A dada altura, o autocarro passa uma paragem sem largar ou receber qualquer passageiro. Um velhote percorre o corredor e aproxima-se da motorista: ao que parece, desejava ter saído na paragem anterior, mas ela tinha continuado porque ninguém tinha carregado no botão do stop. E, outra vez ao que parece, quando se apercebeu da situação, o homenzinho tinha-lhe pedido se ela lhe podia abrir a porta, lá do longe...
Pediu-lhe então (outra vez?) se podia sair.
Ela respondeu-lhe que já não podia parar naquele momento, ali no meio da estrada. Foi então que veio aquele gostinho a manhã de (ainda!!) quarta-feira. Espero que a minha memória não me atraiçoe, mas foi parecido com isto:

Ele: Pois, anda aí com o rádio aos altos gritos, depois não ouve nada.
Ela: O senhor não tocou, se tivesse tocado eu tinha visto. Quando as pessoas tocam a campainha eu páro na estação seguinte.
Ele: Pois, aí com o rádio aos altos gritos... Está bem que eu também me esqueci de carregar no botão, mas... – enquanto se ia afastando, voltando ao seu lugar.

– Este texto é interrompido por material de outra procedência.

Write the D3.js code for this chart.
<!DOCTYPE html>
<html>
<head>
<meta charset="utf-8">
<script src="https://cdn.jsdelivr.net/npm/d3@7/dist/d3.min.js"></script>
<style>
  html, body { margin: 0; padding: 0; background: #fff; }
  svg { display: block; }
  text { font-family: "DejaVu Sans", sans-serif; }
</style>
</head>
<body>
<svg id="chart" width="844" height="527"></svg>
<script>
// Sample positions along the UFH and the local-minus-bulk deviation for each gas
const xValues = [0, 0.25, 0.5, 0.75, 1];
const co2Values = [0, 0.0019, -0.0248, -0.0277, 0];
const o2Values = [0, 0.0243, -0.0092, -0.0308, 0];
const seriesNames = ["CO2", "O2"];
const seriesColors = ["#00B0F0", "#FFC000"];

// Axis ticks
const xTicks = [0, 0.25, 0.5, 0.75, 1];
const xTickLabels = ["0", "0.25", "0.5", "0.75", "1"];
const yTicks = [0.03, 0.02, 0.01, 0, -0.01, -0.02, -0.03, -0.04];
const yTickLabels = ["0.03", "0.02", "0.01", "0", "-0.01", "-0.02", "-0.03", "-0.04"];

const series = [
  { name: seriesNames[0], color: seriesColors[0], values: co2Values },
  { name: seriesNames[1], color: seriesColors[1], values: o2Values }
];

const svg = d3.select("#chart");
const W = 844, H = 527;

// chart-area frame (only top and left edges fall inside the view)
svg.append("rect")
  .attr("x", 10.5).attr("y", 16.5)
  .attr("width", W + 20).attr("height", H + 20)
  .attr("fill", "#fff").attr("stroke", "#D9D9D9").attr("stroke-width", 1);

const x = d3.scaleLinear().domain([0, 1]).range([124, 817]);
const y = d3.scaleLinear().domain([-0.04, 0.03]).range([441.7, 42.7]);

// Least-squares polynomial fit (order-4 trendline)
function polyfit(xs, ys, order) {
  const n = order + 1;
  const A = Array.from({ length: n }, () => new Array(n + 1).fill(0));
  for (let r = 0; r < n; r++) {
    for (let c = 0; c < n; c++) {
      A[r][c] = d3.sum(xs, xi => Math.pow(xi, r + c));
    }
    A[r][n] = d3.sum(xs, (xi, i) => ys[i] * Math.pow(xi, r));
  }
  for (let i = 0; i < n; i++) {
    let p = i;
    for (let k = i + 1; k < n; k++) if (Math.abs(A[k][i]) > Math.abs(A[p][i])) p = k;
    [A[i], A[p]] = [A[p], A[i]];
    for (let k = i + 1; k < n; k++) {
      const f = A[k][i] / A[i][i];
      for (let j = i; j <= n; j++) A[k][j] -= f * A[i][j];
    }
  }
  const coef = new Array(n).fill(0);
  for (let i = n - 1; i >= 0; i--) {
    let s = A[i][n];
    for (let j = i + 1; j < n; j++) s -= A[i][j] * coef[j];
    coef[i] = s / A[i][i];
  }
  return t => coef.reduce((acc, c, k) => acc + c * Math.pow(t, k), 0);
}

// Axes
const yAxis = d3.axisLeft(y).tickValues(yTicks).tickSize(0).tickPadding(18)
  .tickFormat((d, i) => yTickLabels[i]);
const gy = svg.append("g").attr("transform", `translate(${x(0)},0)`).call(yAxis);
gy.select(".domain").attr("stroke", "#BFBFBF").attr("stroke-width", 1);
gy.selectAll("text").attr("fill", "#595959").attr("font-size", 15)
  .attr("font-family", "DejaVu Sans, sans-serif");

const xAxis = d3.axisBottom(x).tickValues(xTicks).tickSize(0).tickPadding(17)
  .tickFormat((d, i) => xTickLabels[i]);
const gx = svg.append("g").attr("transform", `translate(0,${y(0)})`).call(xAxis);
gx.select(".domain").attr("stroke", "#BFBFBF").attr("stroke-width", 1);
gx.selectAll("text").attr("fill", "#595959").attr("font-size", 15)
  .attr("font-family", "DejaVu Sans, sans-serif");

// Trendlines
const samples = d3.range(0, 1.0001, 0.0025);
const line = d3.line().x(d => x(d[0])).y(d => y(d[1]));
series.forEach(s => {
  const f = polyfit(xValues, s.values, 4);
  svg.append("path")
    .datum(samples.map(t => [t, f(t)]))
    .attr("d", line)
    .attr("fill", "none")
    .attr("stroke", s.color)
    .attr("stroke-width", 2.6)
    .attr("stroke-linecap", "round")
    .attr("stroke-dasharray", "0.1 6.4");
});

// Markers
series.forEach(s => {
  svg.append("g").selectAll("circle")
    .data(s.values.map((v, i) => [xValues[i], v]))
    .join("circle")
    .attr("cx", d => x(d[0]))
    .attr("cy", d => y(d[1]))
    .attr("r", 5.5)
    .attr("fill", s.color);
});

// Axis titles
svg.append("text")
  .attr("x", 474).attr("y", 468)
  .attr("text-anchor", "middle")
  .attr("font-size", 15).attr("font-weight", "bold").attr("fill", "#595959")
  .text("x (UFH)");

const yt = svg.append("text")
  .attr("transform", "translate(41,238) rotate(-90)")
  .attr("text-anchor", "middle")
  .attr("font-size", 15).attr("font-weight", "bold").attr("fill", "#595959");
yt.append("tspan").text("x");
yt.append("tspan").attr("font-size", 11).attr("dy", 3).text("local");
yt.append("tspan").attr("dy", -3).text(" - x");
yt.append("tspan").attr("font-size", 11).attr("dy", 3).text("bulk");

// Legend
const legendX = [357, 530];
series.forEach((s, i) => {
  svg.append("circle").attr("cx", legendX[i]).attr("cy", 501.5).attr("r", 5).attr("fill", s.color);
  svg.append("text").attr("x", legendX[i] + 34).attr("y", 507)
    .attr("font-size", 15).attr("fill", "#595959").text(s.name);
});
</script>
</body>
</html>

Como assim, não pode fazer o jeitinho de imobilizar o veículo e a restante via pública para evitar que eu tenha de andar mais 300 metros desde a próxima paragem para corrigir a minha pequena negligência!? Tempo é dinheiro. Se Usain Bolt que é Usain Bolt demoraria quase 29 segundos a correr essa distância, então imagine um velhote como aquele a andar, cansado e psicologicamente abalado por aquele assalto que acabara de sofrer.

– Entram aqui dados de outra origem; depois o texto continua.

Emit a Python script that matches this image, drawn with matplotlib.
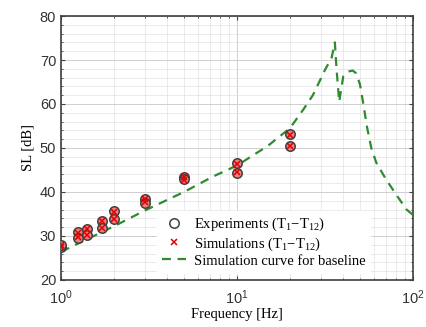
import matplotlib
matplotlib.use("Agg")
import matplotlib.pyplot as plt
from matplotlib.ticker import LogLocator, MultipleLocator, NullFormatter, FixedLocator, FixedFormatter
import numpy as np

plt.rcParams["mathtext.fontset"] = "custom"
plt.rcParams["mathtext.rm"] = "Liberation Serif"
plt.rcParams["mathtext.it"] = "Liberation Serif:italic"
plt.rcParams["mathtext.sf"] = "Liberation Sans"

# Experimental / simulation points (pairs at each frequency)
exp_freq = [1, 1, 1.25, 1.25, 1.4, 1.4, 1.7, 1.7, 2, 2, 3, 3, 5, 5, 10, 10, 20, 20]
exp_sl   = [27.4, 28.0, 30.8, 29.6, 31.6, 30.2, 33.4, 31.8, 35.6, 33.8, 38.4, 37.6, 43.4, 42.9, 46.5, 44.4, 53.1, 50.4]
sim_sl   = [27.5, 28.0, 30.7, 29.7, 31.5, 30.1, 33.3, 31.9, 35.5, 33.9, 38.3, 37.7, 43.3, 42.8, 46.4, 44.5, 53.0, 50.5]

# Baseline simulation curve
base_freq = [1, 1.5, 2, 3, 5, 7.3, 10, 15, 20, 23.7, 27, 31.6, 34.5, 36.0, 36.8, 38.1, 40.2, 43, 45.5, 47.5, 50, 52, 55, 58, 62, 70, 80, 92, 100]
base_sl   = [26.4, 29.8, 32.2, 35.8, 40.0, 43.5, 46.0, 50.5, 54.5, 58.6, 62.0, 67.7, 70.5, 74.0, 68.0, 60.5, 66.3, 67.4, 67.6, 67.0, 64.5, 60.5, 54.5, 50.0, 46.6, 43.0, 39.5, 36.0, 34.8]

# Tick labels
x_ticks = [1, 10, 100]
x_labels = [r"$\mathsf{10^{0}}$", r"$\mathsf{10^{1}}$", r"$\mathsf{10^{2}}$"]

fig = plt.figure(figsize=(4.27, 3.27), dpi=100)
ax = fig.add_axes([0.143, 0.144, 0.824, 0.807])

ax.plot(base_freq, base_sl, linestyle=(0, (4, 3)), color="#2e8b2e", linewidth=1.6,
        label="Simulation curve for baseline", zorder=3)
ax.plot(exp_freq, exp_sl, linestyle="none", marker="o", markersize=6.8,
        markerfacecolor="#f08080", markeredgecolor="#404040", markeredgewidth=1.1,
        label=r"Experiments (T$_\mathrm{1}$$-$T$_\mathrm{12}$)", zorder=4)
ax.plot(exp_freq, sim_sl, linestyle="none", marker="x", markersize=4,
        color="#e00000", markeredgewidth=1.1,
        label=r"Simulations (T$_\mathrm{1}$$-$T$_\mathrm{12}$)", zorder=5)

ax.set_xscale("log")
ax.set_xlim(1, 100)
ax.set_ylim(20, 80)
ax.yaxis.set_major_locator(MultipleLocator(10))
ax.yaxis.set_minor_locator(MultipleLocator(2))
ax.xaxis.set_major_locator(FixedLocator(x_ticks))
ax.xaxis.set_major_formatter(FixedFormatter(x_labels))
ax.xaxis.set_minor_locator(LogLocator(base=10, subs=np.arange(2, 10)))
ax.xaxis.set_minor_formatter(NullFormatter())

ax.grid(which="major", color="#cfcfcf", linewidth=0.7)
ax.grid(which="minor", color="#e2e2e2", linewidth=0.5)
ax.set_axisbelow(True)

for s in ax.spines.values():
    s.set_color("#404040")
    s.set_linewidth(1.2)
ax.tick_params(which="both", direction="in", top=True, right=True, colors="#404040",
               labelcolor="#333333", labelsize=10.5)
ax.tick_params(which="major", length=3)
ax.tick_params(which="minor", length=1.5)
ax.tick_params(axis="x", which="major", pad=6)
for lab in ax.get_yticklabels():
    lab.set_fontfamily("Liberation Sans")

ax.set_xlabel("Frequency [Hz]", family="Liberation Serif", fontsize=10.5, labelpad=1)
ax.set_ylabel("SL [dB]", family="Liberation Serif", fontsize=10.5, labelpad=4)

h, l = ax.get_legend_handles_labels()
order = [1, 2, 0]
leg = ax.legend([h[i] for i in order], [l[i] for i in order],
                loc="lower right", bbox_to_anchor=(0.9, 0.0), frameon=True,
                prop={"family": "Liberation Serif", "size": 10.5},
                handlelength=1.7, handletextpad=0.5, borderpad=0.35, labelspacing=0.12,
                fancybox=False)
leg.get_frame().set_edgecolor("white")
leg.get_frame().set_facecolor("white")
leg.get_frame().set_alpha(1.0)
leg.legend_handles[0].set_markerfacecolor("none")

fig.savefig("out.png", dpi=100)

Em defesa da senhora, tenho a dizer que também não ouvi o homem a pedir nada. Em defesa do senhor: eu também sou assim um bocado para o mouco, portanto...! Também acontece que estava muito perto ali das colunas a sacudirem-se (bumpz bumpz bumpz bumpz), e além disso, ainda por cima, também andava meio distraído nessa manhã, que até quase me esquecia de carregar na campainha antes de chegar ao meu destino.

Andam aí com o rádio aos altos gritos e depois nem ouvem os clientes...”.
Tenho ideia que também sou capaz de ter murmurado por uma sandes de mortadela, e aquela malvada, nada...
 “É assim que vai este país. É por isto que este país não anda.”.
Portugal é o país que não anda, mas onde os autocarros só andam, já nem páram.

Uma pessoa já não pode estar distraída descansadamente enquanto vai em viagem. Já para não falar nos tais botões para tocar a tal campainha, espalhados pela camioneta toda, todos vermelhos. Que depois ativam o letreiro do STOP a piscar, lá bem no alto para toda a gente ver, também a vermelho. Mas para quê tanto exagero? Realmente, não ser percebe.

Eu cá não sei de nada... mas tenho as minhas suspeitas de que parte daquela indignação terá despoletado por não se estar a ouvir a M80. E um bocadinho por ninguém se ter ainda lembrado de criar a M60, também. Se for para ser ignorado, que seja por música a sério. 
E atenção que eu também sou daqueles que só vêem vantagens em que o rádio esteja desligado naquele contexto.

Muita gente poderá vir a tirar como moral desta história, que se deve estar sempre atento para não nos esquecermos de avisar o senhor chofer caso seja necessário parar em determinado ponto, ou até, talvez, que ser motorista de autocarro já não é um trabalho exclusivo a homens. Mas algo me diz que a moral que aquele senhor tirou desta história, foi que não se deve ouvir rádio enquanto se conduz.
Se conduzir, não beba. E se conduzir autocarros, não ouça rádio.